INDIANOLA, Iowa (Reuters) – Former Secretary of State Hillary Clinton stoked speculation on Sunday that she was moving closer to announcing a bid for the White House in 2016 as she visited the early-voting state of Iowa to take part in the state’s annual “steak fry”, a gathering of Democratic activists that often attracts presidential hopefuls.
After grilling steaks with her husband, former President Bill Clinton, Hillary Clinton delivered a populist speech to the crowd of more than 6,000 Democrats at a vast green field a few miles outside of Des Moines. She defended President Barack Obama’s signature healthcare initiative known as Obamacare, pushed legislation on a minimum wage and lambasted Republicans as “guardians of gridlock”.

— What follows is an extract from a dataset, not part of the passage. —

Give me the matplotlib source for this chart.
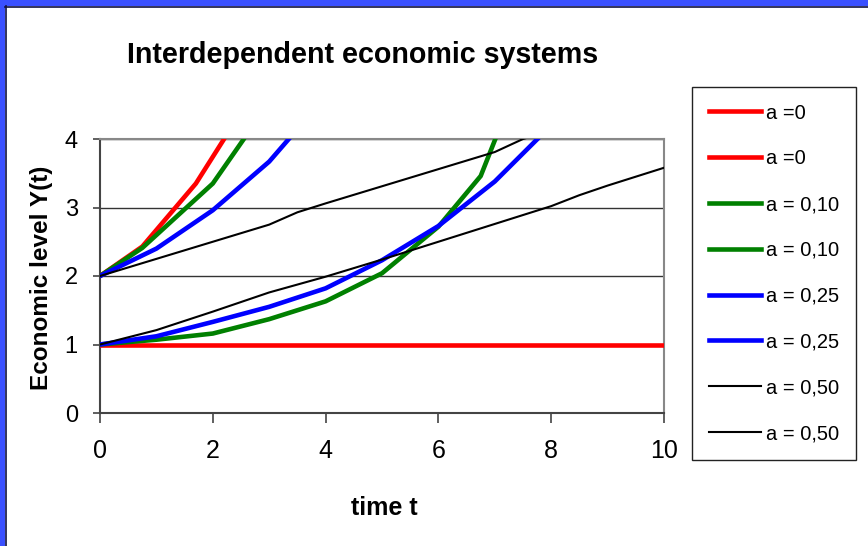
import matplotlib
matplotlib.use("Agg")
import matplotlib.pyplot as plt
from matplotlib.patches import Rectangle

# Economic level Y(t) for two starting levels and four coupling strengths a
t_red_hi = [0, 0.75, 1.7, 2.2, 2.5]
y_red_hi = [2.0, 2.43, 3.35, 4.0, 4.45]
t_red_lo = [0, 10]
y_red_lo = [1.0, 1.0]

t_green_hi = [0, 0.75, 2.0, 2.55, 3.0]
y_green_hi = [2.0, 2.41, 3.35, 4.0, 4.6]
t_green_lo = [0, 1, 2, 3, 4, 5, 6, 6.75, 7.25]
y_green_lo = [1.0, 1.07, 1.16, 1.37, 1.63, 2.04, 2.72, 3.46, 4.5]

t_blue_hi = [0, 1, 2, 3, 3.4, 4]
y_blue_hi = [2.0, 2.40, 2.96, 3.67, 4.05, 4.6]
t_blue_lo = [0, 1, 2, 3, 4, 5, 6, 7, 8]
y_blue_lo = [1.0, 1.12, 1.33, 1.55, 1.82, 2.23, 2.73, 3.38, 4.2]

t_black_hi = [0, 1, 2, 3, 3.5, 4, 5, 6, 7, 7.5, 8]
y_black_hi = [2.0, 2.25, 2.5, 2.75, 2.93, 3.06, 3.31, 3.56, 3.81, 4.0, 4.12]
t_black_lo = [0, 1, 2, 3, 4, 5, 6, 7, 8, 8.5, 9, 10]
y_black_lo = [1.0, 1.21, 1.48, 1.76, 1.99, 2.24, 2.5, 2.76, 3.02, 3.18, 3.32, 3.58]

legend_labels = ["a =0", "a =0", "a = 0,10", "a = 0,10",
                 "a = 0,25", "a = 0,25", "a = 0,50", "a = 0,50"]
x_ticks = [0, 2, 4, 6, 8, 10]
y_ticks = [0, 1, 2, 3, 4]

W, H = 868, 546
fig = plt.figure(figsize=(W / 100, H / 100), dpi=100)
fig.patch.set_facecolor("white")

# slide frame on the top and left edges
frame_blue = "#3A50FF"
fig.patches.append(Rectangle((0, 1 - 6 / H), 1, 6 / H, transform=fig.transFigure,
                             facecolor=frame_blue, edgecolor="none", zorder=0))
fig.patches.append(Rectangle((0, 0), 5 / W, 1, transform=fig.transFigure,
                             facecolor=frame_blue, edgecolor="none", zorder=0))
fig.add_artist(plt.Line2D([5 / W, 1], [1 - 6.5 / H, 1 - 6.5 / H], transform=fig.transFigure,
                          color="#101040", lw=1.2))
fig.add_artist(plt.Line2D([5.5 / W, 5.5 / W], [0, 1 - 6 / H], transform=fig.transFigure,
                          color="#101040", lw=1.2))

ax = fig.add_axes([100 / W, 1 - 413 / H, 564 / W, 274 / H])

series = [
    (t_red_hi, y_red_hi, "#FF0000", 3.3),
    (t_red_lo, y_red_lo, "#FF0000", 3.3),
    (t_green_hi, y_green_hi, "#008000", 3.3),
    (t_green_lo, y_green_lo, "#008000", 3.3),
    (t_blue_hi, y_blue_hi, "#0000FF", 3.3),
    (t_blue_lo, y_blue_lo, "#0000FF", 3.3),
    (t_black_hi, y_black_hi, "#000000", 1.5),
    (t_black_lo, y_black_lo, "#000000", 1.5),
]
handles = []
for (tx, ty, col, lw), lab in zip(series, legend_labels):
    h, = ax.plot(tx, ty, color=col, lw=lw, label=lab, solid_joinstyle="miter", zorder=3)
    handles.append(h)

ax.set_xlim(0, 10)
ax.set_ylim(0, 4)
ax.set_xticks(x_ticks)
ax.set_yticks(y_ticks)
for yv in y_ticks[1:]:
    ax.axhline(yv, color="#333333", lw=1.0, zorder=1)

for side in ["top", "right"]:
    ax.spines[side].set_color("#888888")
    ax.spines[side].set_linewidth(1.5)
for side in ["left", "bottom"]:
    ax.spines[side].set_color("#444444")
    ax.spines[side].set_linewidth(1.5)
ax.tick_params(direction="out", width=1.2, color="#444444")
ax.tick_params(axis="x", length=7, pad=12)
ax.tick_params(axis="y", length=5, pad=11)

for lbl in ax.get_xticklabels():
    lbl.set_fontfamily(["Liberation Sans", "DejaVu Sans"])
    lbl.set_fontsize(18)
for lbl in ax.get_yticklabels():
    lbl.set_fontfamily(["Liberation Sans", "DejaVu Sans"])
    lbl.set_fontsize(17)

fig.text(363 / W, 1 - 55 / H, "Interdependent economic systems",
         family=["Liberation Sans", "DejaVu Sans"], weight="bold",
         fontsize=20.6, ha="center", va="center")
fig.text(384 / W, 1 - 508 / H, "time t",
         family=["Liberation Sans", "DejaVu Sans"], weight="bold",
         fontsize=18, ha="center", va="center")
fig.text(42 / W, 1 - 278 / H, "Economic level Y(t)",
         family=["Liberation Sans", "DejaVu Sans"], weight="bold",
         fontsize=17.5, ha="center", va="center", rotation=90)

leg = fig.legend(handles=handles, labels=legend_labels,
                 loc="upper left", bbox_to_anchor=(692 / W, 1 - 87 / H),
                 bbox_transform=fig.transFigure,
                 prop={"family": ["Liberation Sans", "DejaVu Sans"], "size": 14.5},
                 frameon=True, fancybox=False, framealpha=1, edgecolor="#222222",
                 borderaxespad=0, borderpad=0.82, handlelength=2.6,
                 handletextpad=0.25, labelspacing=1.33)
leg.get_frame().set_linewidth(1.0)

fig.savefig("out.png", dpi=100, facecolor="white")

Clinton focused much of her speech on promoting Iowa’s Democratic candidates, including Senate hopeful Bruce Braley, who is vying in a closely watched race in the 2014 midterm elections on Nov 4.

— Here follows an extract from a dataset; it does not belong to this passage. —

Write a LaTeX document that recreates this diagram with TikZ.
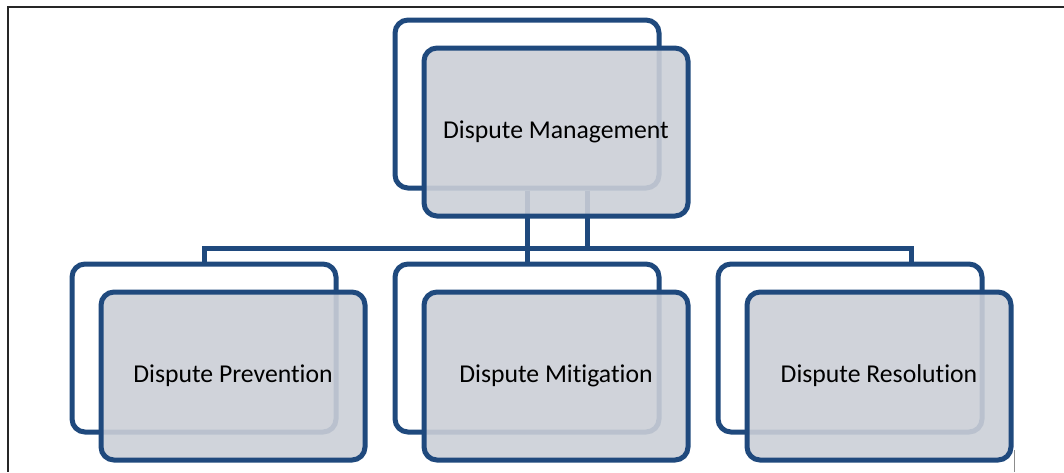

But she was coy as she parried questions about her intentions in 2016.
“Too many people only get excited about presidential campaigns,” she said. “Look, I get excited about presidential campaigns.”

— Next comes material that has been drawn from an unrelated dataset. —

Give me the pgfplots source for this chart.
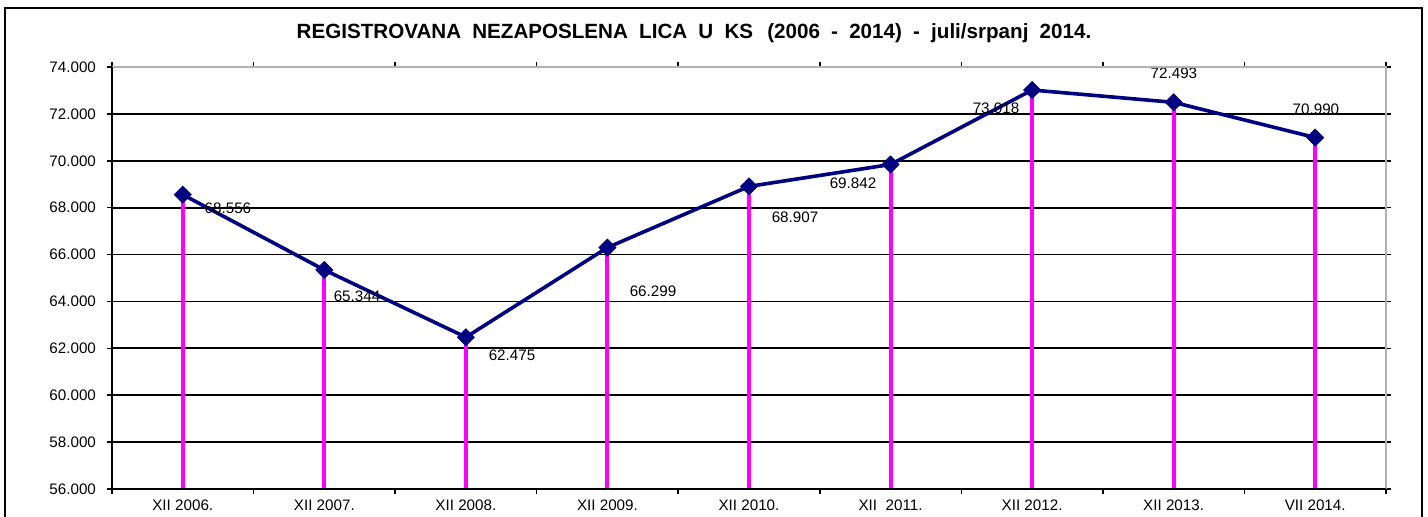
\documentclass[border=0pt]{standalone}
\usepackage{pgfplots}
\pgfplotsset{compat=1.18}
\usepackage{fontspec}
\setmainfont{Liberation Sans}
\definecolor{navyline}{RGB}{0,0,128}
\definecolor{dropline}{RGB}{255,0,255}
\pgfplotstableread{
x y
0 68556
1 65344
2 62475
3 66299
4 68907
5 69842
6 73018
7 72493
8 70990
}\datatable
\begin{document}
\begin{tikzpicture}[x=1pt,y=1pt]
\begin{axis}[at={(56pt,13.5pt)}, anchor=south west, scale only axis,
  width=637pt, height=211pt,
  xmin=-0.5, xmax=8.5, ymin=56000, ymax=74000,
  ytick={56000,58000,60000,62000,64000,66000,68000,70000,72000,74000},
  scaled y ticks=false,
  /pgf/number format/1000 sep={.},
  /pgf/number format/assume math mode=true,
  yticklabel style={font=\fontsize{7.6}{9}\selectfont, xshift=-2pt},
  xtick={-0.5,0.5,1.5,2.5,3.5,4.5,5.5,6.5,7.5,8.5},
  xticklabels={},
  extra x ticks={0,1,2,3,4,5,6,7,8},
  extra x tick labels={XII 2006.,XII 2007.,XII 2008.,XII 2009.,XII 2010.,XII\ \ 2011.,XII 2012.,XII 2013.,VII 2014.},
  extra x tick style={major tick length=0pt, grid=none},
  xticklabel style={font=\fontsize{7.6}{9}\selectfont, yshift=-2pt},
  tick align=outside, major tick length=2.5pt,
  tick style={black, line width=0.8pt},
  ymajorgrids, major grid style={black, line width=0.9pt},
  axis line style={draw=none},
]
\addplot[navyline, line width=1.8pt, mark=square*, mark size=3pt,
  mark options={rotate=45, fill=navyline, draw=navyline, line width=0.4pt}] table[x=x,y=y] {\datatable};
\addplot[ycomb, dropline, line width=2pt] table[x=x,y=y] {\datatable};
\begin{scope}[font=\fontsize{7.6}{9}\selectfont]
\node at (axis cs:0.319,67980) {68.556};
\node at (axis cs:1.231,64230) {65.344};
\node at (axis cs:2.326,61710) {62.475};
\node at (axis cs:3.322,64440) {66.299};
\node at (axis cs:4.325,67600) {68.907};
\node at (axis cs:4.735,69050) {69.842};
\node at (axis cs:5.745,72250) {73.018};
\node at (axis cs:7.002,73740) {72.493};
\node at (axis cs:8.005,72210) {70.990};
\end{scope}
\end{axis}
\draw[gray!60, line width=1pt] (56,224.5) -- (693,224.5) -- (693,13.5);
\draw[black, line width=1.3pt] (56,224.5) -- (56,13.5) -- (693,13.5);
\draw[line width=1.2pt] (2.5,-5) rectangle (711,254);
\node[font=\fontsize{10.3}{12}\selectfont\bfseries] at (347,241.5) {\spaceskip=5.6pt REGISTROVANA NEZAPOSLENA LICA U KS \hspace{1.5pt}(2006 - 2014) - juli/srpanj 2014.};
\pgfresetboundingbox
\useasboundingbox (0,0) rectangle (714,258);
\end{tikzpicture}
\end{document}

“We’re just here to support Democrats,” Clinton added.
Still, 2016 was in the air, particularly when Iowa Senator Tom Harkin, the host of the steak fry, referred to Clinton and her husband as “the comeback couple” and said “there are many more chapters that will be written in the amazing life of Hillary Clinton.”
It was a reference to the nickname “comeback kid” used by the media to describe Bill Clinton’s rebound in his 1992 campaign from early setbacks.
In 2008, Hillary suffered an embarrassing defeat in the Iowa caucus, coming in third behind Barack Obama, who went on to win the presidency, and John Edwards.
Sunday was Clinton’s first time back in the state since her defeat. “It’s really great to be back,” she said. “Let’s not let another seven years go by.”
Clinton, whom many Democrats consider the frontrunner for the 2016 race, made a series of missteps this summer while promoting her memoir. Clinton said she and Bill were “dead broke” when they left the White House, a comment that was roundly criticised as suggesting she was out of touch with everyday voters.
Presidential candidates lavish attention on Iowa because of the importance of its nominating contest that comes at the beginning of the electoral calendar.